My disappointment was compounded by the way the book of endings functions. As you play different storylines through to their conclusions, the book’s entries fill in. You can then choose to keep exploring or to finish off one of the narrative threads—but if you do the latter, your saved game gets erased. After viewing a short epilogue associated with that particular ending, you’ll be forced to replay not just from the beginning of a loop, but from the very beginning of the game if you want to try another path. I worked around this by backing up my saved game and restoring it twelve times as I cycled through the epilogues—a manual process that enabled me to see most of what the game had to offer, but that felt more like a cheat than a win.
The other letdown is Elsinore's production values. The hand-painted graphics and animations are simple—understandably for a Kickstarted game with a small team and small budget, but still a detraction from an otherwise ambitious adventure. And a slew of little bugs and polish issues pulled me out of the experience: characters hovering in space where a dinner table and chairs should have been, an endless loop of Ophelia running across the threshold of two screens that could only be broken by force-quitting, apparent placeholder text where I had seen real text in earlier playthroughs, conflicts between timed events resulting in jarring conversations between missing characters. One scene in particular, where Ophelia walks on water when she’s supposed to be swimming, really sullied what was supposed to be a climactic moment. (Note: A patch applied after I started playing may have fixed some of these issues.)

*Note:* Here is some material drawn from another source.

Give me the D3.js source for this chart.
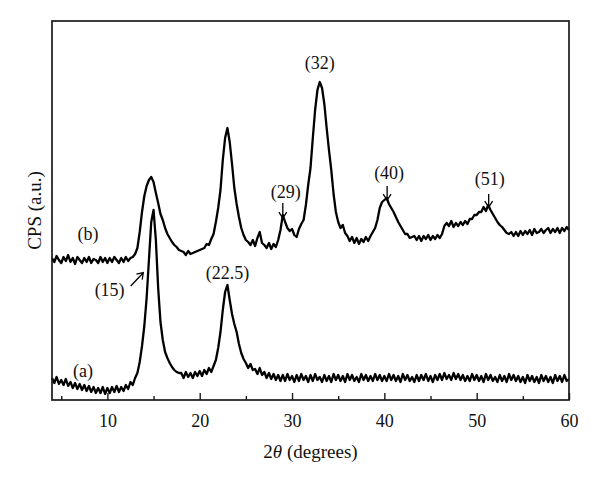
<!DOCTYPE html>
<html>
<head>
<meta charset="utf-8">
<script src="https://cdn.jsdelivr.net/npm/d3@7"></script>
<style>
  html, body { margin: 0; padding: 0; background: #fff; }
  svg { display: block; }
  text { font-family: "Liberation Serif", "Times New Roman", serif; fill: #111; }
</style>
</head>
<body>
<svg id="chart" width="600" height="483"></svg>
<script>
// ---- data ----
const angleStart = 4;      // first 2θ sample (degrees)
const angleStep = 0.25;    // sampling step (degrees)

// sample (b): one row per degree, 4 samples each (4.00 .. 59.75), then 60.00
const seriesB = [
  142,138,144,140, 137,143,139,145, 138,142,136,143, 140,137,142,138,
  143,137,141,140, 137,143,138,142, 137,142,138,143, 140,137,142,138,
  143,139,142,143, 146,152,168,188, 204,214,220,223, 218,207,197,186,
  180,172,166,162, 158,155,153,150, 149,148,145,149, 146,147,148,149,
  150,151,152,156, 155,161,166,178, 192,210,240,262, 272,258,236,212,
  196,183,172,165, 160,158,155,160, 154,162,168,157, 155,152,157,151,
  156,153,160,170, 185,178,172,169, 171,165,163,171, 176,180,195,215,
  232,262,290,310, 318,312,296,272, 250,230,206,188, 178,172,175,167,
  164,159,163,157, 162,156,161,158, 163,159,164,168, 172,180,192,198,
  200,202,196,192, 188,183,178,174, 170,166,166,162, 163,164,160,164,
  159,164,161,165, 160,164,161,165, 162,166,174,177, 174,179,173,177,
  174,178,175,179, 176,181,181,185, 185,188,188,193, 189,195,190,186,
  182,178,175,173, 170,167,166,168, 164,168,164,169, 165,169,166,170,
  165,171,167,168, 171,167,170,172, 167,171,168,172, 167,172,169,173,
  170
];

// sample (a)
const seriesA = [
  22,17,23,16, 20,15,21,14, 18,12,17,11, 16,10,15,9,
  14,8,13,7, 12,7,13,6, 12,7,13,8, 14,8,13,9,
  15,11,18,15, 22,27,38,54, 74,102,140,178, 190,160,112,78,
  60,48,42,37, 33,30,28,27, 27,22,28,23, 27,22,28,24,
  29,24,30,26, 32,28,34,40, 52,68,90,108, 115,100,86,76,
  68,56,47,41, 37,32,36,30, 31,26,32,25, 28,22,27,21,
  26,20,25,19, 25,19,26,20, 24,18,25,19, 26,20,24,18,
  25,19,26,20, 23,18,25,19, 24,18,26,20, 25,19,24,18,
  26,20,25,19, 23,18,26,20, 25,19,24,19, 26,20,25,19,
  24,19,26,20, 25,19,24,18, 26,20,25,19, 23,18,25,19,
  25,20,26,19, 24,18,25,20, 26,20,27,21, 25,20,27,21,
  26,20,25,19, 24,19,26,20, 25,19,24,18, 26,20,25,19,
  23,18,25,19, 24,18,26,20, 25,19,24,18, 23,17,25,19,
  24,18,23,17, 25,19,24,18, 23,17,25,19, 24,18,25,19,
  21
];

const xTicksMajor = [10, 20, 30, 40, 50, 60];
const xTicksMinor = [5, 15, 25, 35, 45, 55];

// peak annotations: label, 2θ of arrow
const peakLabels = ["(15)", "(22.5)", "(29)", "(32)", "(40)", "(51)"];
const peakAngles = [14.9, 23.0, 29.0, 33.0, 40.3, 51.3];
const seriesLabels = ["(a)", "(b)"];

// ---- layout ----
const margin = { left: 52, right: 31, top: 21, bottom: 83 };
const W = 600, H = 483;
const svg = d3.select("#chart");

const x = d3.scaleLinear().domain([4, 60]).range([margin.left, W - margin.right]);
const y = d3.scaleLinear().domain([0, 380]).range([H - margin.bottom, H - margin.bottom - 380]);

const toPts = arr => arr.map((v, i) => [angleStart + i * angleStep, v]);
const line = d3.line().x(d => x(d[0])).y(d => y(d[1]));

const g = svg.append("g");

// curves
[seriesA, seriesB].forEach(s => {
  g.append("path")
    .attr("d", line(toPts(s)))
    .attr("fill", "none")
    .attr("stroke", "#000")
    .attr("stroke-width", 2.3)
    .attr("stroke-linejoin", "round");
});

// frame
const x0 = x.range()[0], x1 = x.range()[1], yb = y(0), yt = margin.top;
svg.append("rect")
  .attr("x", x0).attr("y", yt)
  .attr("width", x1 - x0).attr("height", yb - yt)
  .attr("fill", "none").attr("stroke", "#1a1a1a").attr("stroke-width", 1.7);

// x axis (ticks inward)
const axis = svg.append("g").attr("transform", `translate(0,${yb})`)
  .call(d3.axisBottom(x).tickValues(xTicksMajor).tickSize(-7).tickPadding(14).tickFormat(d3.format("d")));
axis.select(".domain").remove();
axis.selectAll(".tick line").attr("stroke", "#1a1a1a").attr("stroke-width", 1.4);
axis.selectAll(".tick text").style("font-size", "18px").style("font-family", '"Liberation Serif", serif').attr("fill", "#111");
const axisMinor = svg.append("g").attr("transform", `translate(0,${yb})`)
  .call(d3.axisBottom(x).tickValues(xTicksMinor).tickSize(-4).tickFormat(""));
axisMinor.select(".domain").remove();
axisMinor.selectAll(".tick line").attr("stroke", "#1a1a1a").attr("stroke-width", 1.4);

// axis titles
const xt = svg.append("text")
  .attr("x", (x0 + x1) / 2).attr("y", 458)
  .attr("text-anchor", "middle").style("font-size", "19px");
xt.append("tspan").text("2");
xt.append("tspan").attr("font-style", "italic").text("θ");
xt.append("tspan").text(" (degrees)");

svg.append("text")
  .attr("transform", `translate(41,${(yt + yb) / 2}) rotate(-90)`)
  .attr("text-anchor", "middle").style("font-size", "19px")
  .text("CPS (a.u.)");

// series labels
svg.append("text").attr("x", 83).attr("y", 377).attr("text-anchor", "middle").style("font-size", "18px").text(seriesLabels[0]);
svg.append("text").attr("x", 88).attr("y", 240).attr("text-anchor", "middle").style("font-size", "18px").text(seriesLabels[1]);

// peak labels
const ann = [
  { i: 0, tx: -43, ty: 296, arrow: [[130.7, 286], [143.3, 272.7]] },
  { i: 1, tx: 0, ty: 279 },
  { i: 2, tx: 3, ty: 198, arrow: [[0, 203], [0, 218]] },
  { i: 3, tx: 0, ty: 69 },
  { i: 4, tx: 2, ty: 179, arrow: [[0, 186], [0, 200]] },
  { i: 5, tx: 1, ty: 185, arrow: [[0, 194], [0, 207]] }
];
ann.forEach(a => {
  const px = x(peakAngles[a.i]);
  svg.append("text").attr("x", px + a.tx).attr("y", a.ty)
    .attr("text-anchor", "middle").style("font-size", "18px").text(peakLabels[a.i]);
  if (a.arrow) {
    let p0, p1;
    if (a.i === 0) { p0 = a.arrow[0]; p1 = a.arrow[1]; }
    else { p0 = [px, a.arrow[0][1]]; p1 = [px, a.arrow[1][1]]; }
    const ang = Math.atan2(p1[1] - p0[1], p1[0] - p0[0]);
    const hl = 7, hw = 0.6;
    const h1 = [p1[0] - hl * Math.cos(ang - hw), p1[1] - hl * Math.sin(ang - hw)];
    const h2 = [p1[0] - hl * Math.cos(ang + hw), p1[1] - hl * Math.sin(ang + hw)];
    svg.append("path")
      .attr("d", `M${p0[0]},${p0[1]}L${p1[0]},${p1[1]}M${h1[0]},${h1[1]}L${p1[0]},${p1[1]}L${h2[0]},${h2[1]}`)
      .attr("fill", "none").attr("stroke", "#000").attr("stroke-width", 1.3);
  }
});
</script>
</body>
</html>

Even with its rough edges, I heartily recommend Elsinore to Shakespeare fans and anyone who likes story-heavy games. There are no real puzzles, beyond figuring out what to say to whom and where on the map to go at which times and in what order—but considering the plot’s layered complexity, this is quite enough. Even when you’re not making progress toward Ophelia’s ultimate goals, there are a lot of funny and surprising moments to be discovered, unexpected twists involving characters you thought you knew, and creative interpretations of centuries-old canon.
When I said earlier that I love Shakespeare, that wasn’t the whole truth. Let’s be real: I probably wouldn’t have read Hamlet multiple times if I wasn’t being graded for it. Half the time I didn’t even know what the characters were talking about. What I love about Shakespeare is how it can be reinterpreted through the ages, how every staging puts a new spin on an age-old story. And that’s what I love about Elsinore, too. It gave me a new appreciation for a story I thought I already understood—as any good Shakespearean production should.